In striking contrast, we have Charlie Lambert’s ‘Generation Protest’, where the hipster generation reflects upon the protest culture of its youth:
Fifty years, and have we binned/Dylan/Blowin’ in the wind?

A walk on the beach brings out the personal experience of gendered expectations in Emma McGordon’s ‘Queer Beach’:
It’s happened before. I’ve been a that or an it,/a hybrid match of mixed-up bits…
I wish… he’d known all along/I was a woman on a beach, back against a rock, staring out to sea

The editors plan a series of readings. Scheduled for March 2018, is a reading as part of the Words by the Water festival in Keswick. Details to be announced. See http://writetobecounted.blogspot.co.uk for updates.

Elizabeth Stott 9th November 2017

March by Andrew Taylor (Shearsman Books)

March by Andrew Taylor (Shearsman Books)

The title of Andrew Taylor’s recent new publication from Shearsman is already on the move as the reminder of a new spring is joined to an order for progress: a season’s transience is accompanied by a planned manoeuvre. With both travel and stillness in mind I want to consider in some detail one particular poem in this fine collection.
The witty conjunction of poetry and Time’s effacement is of course not new and it is worth just remembering Shakespeare’s Sonnet 18 in which the lines of ageing on a face are held “in eternal lines” on a page. More recently, W.S. Graham’s ‘Malcolm Mooney’s Land’ ranged over a page’s snowscape:

“From wherever it is I urge these words
To find their subtle vents, the northern dazzle
Of silence cranes to watch. Footprint on foot
Print, word on word and each on a fool’s errand.”

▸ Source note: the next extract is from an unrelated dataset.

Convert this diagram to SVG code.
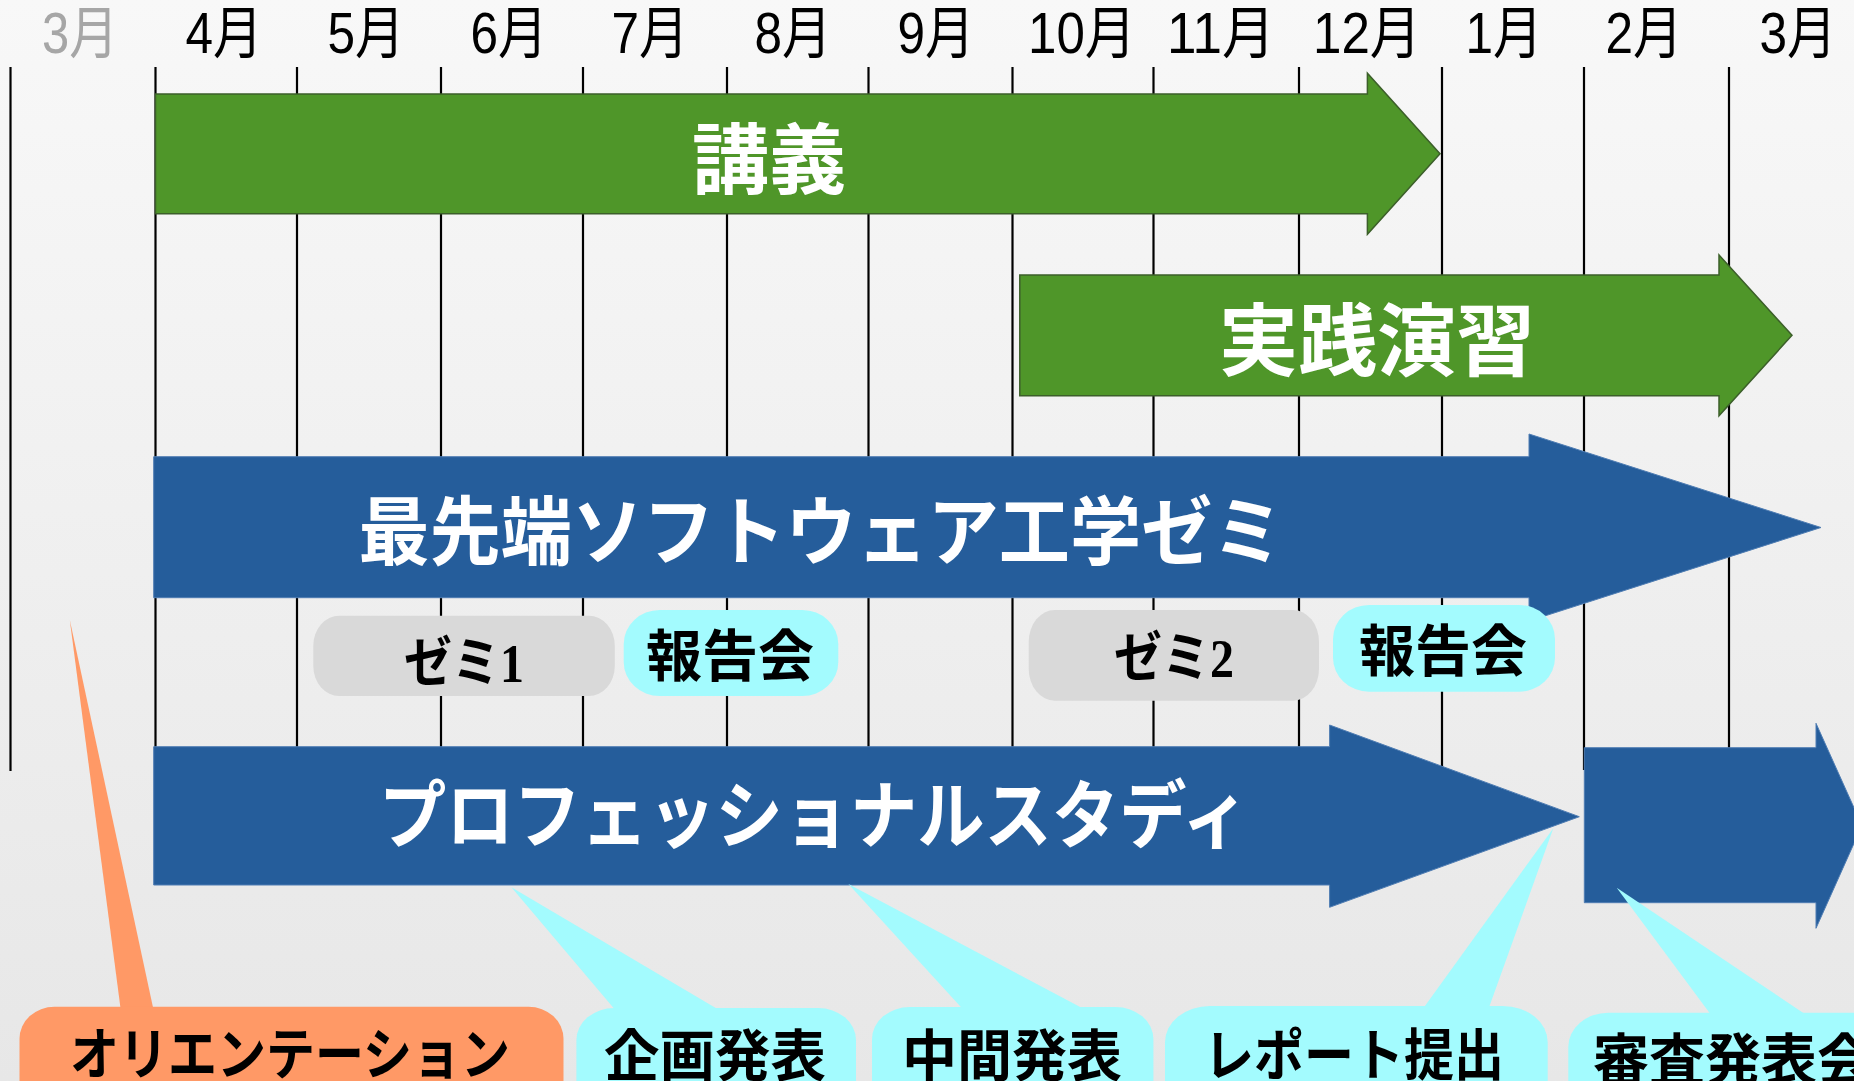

Andrew Taylor’s ‘Honesty Box’ is the most recent example of this focus on how words can present a more lasting reflection of Time’s inexorable progress. It is an important poem and one that deserves some serious consideration as the latest example of a fine genre in which a human individual contemplates both movement and stasis. With that in mind, I quote it in full:

“This is not automatic
it has to be earned

Capturing moments of sounds
and noises before they escape
through the ceiling

In the hopes of preserving something

felt tip painted nails
I will build a shared archive

Greenness of meadow
redness of terminus lights

Early morning empty platforms
prospect of four into two
a day on the network

wait twenty years to search
for peeled paint

Foliage insulation
good for cold May

Shell collecting a rippled shore
wash the finds in pools

Follow tracks in soft sands
keep the notes
focus on the corner chair

Hold the seeds
to your face
walk The Pads

spot the scarecrows
spot the swallows

across to the city
see the cranes see the spires

there’s blood there’s soil
there are generations

Old School free range eggs
honesty box
pass the feather

let’s always share”

In a way that is alert to the NOW the poem tries to capture those moments of sound, those echoes of transience which escape immediately “through the ceiling”. The poem’s intention is to preserve something that, word by word, stone by stone, “will build a shared archive”. A little like Gary Snyder’s ‘Riprap’ the purpose behind the writing is to lay down words “Before your mind like rocks // placed solid, by hands / In choice of place”. The living presence of the moment is caught between the “Greenness of meadow” and the end of the line with its “redness of terminus lights”. This stark presentation of Death will be hinted at again in the closing lines of the poem where the command to “pass the feather” echoes King Lear’s haunting cries of loss as he deceives himself into thinking “This feather stirs”. Snyder’s “Solidity of bark, leaf, or wall” is mirrored in Taylor’s shell collecting where the finds are washed in pools to be kept for recollections in tranquillity. Tracks which are followed are in soft sands which will become all too soon submerged and the poet’s focus moves to the keeping of notes and the solidity of the “corner chair”. Scarecrows in this poetic landscape remain still, swallows move not only swiftly but also over long distances as Hardy recognised in his elegiac poem ‘The Going’. And is if with an eye pursuing the bird’s flight the poet’s attention shifts “across to the city” and notes the inevitable signs of urban growth, “cranes”, “spires”, “generations”.
Lear’s anguish had recognised that a feather’s movement was “a chance which does redeem all sorrows / That ever I have felt”. The concluding line of Andrew Taylor’s poem pleads “let’s always share” and if we are to remain faithful to an Honesty Box then our concentration must be trusted: we must contribute our full attention in the act of reading.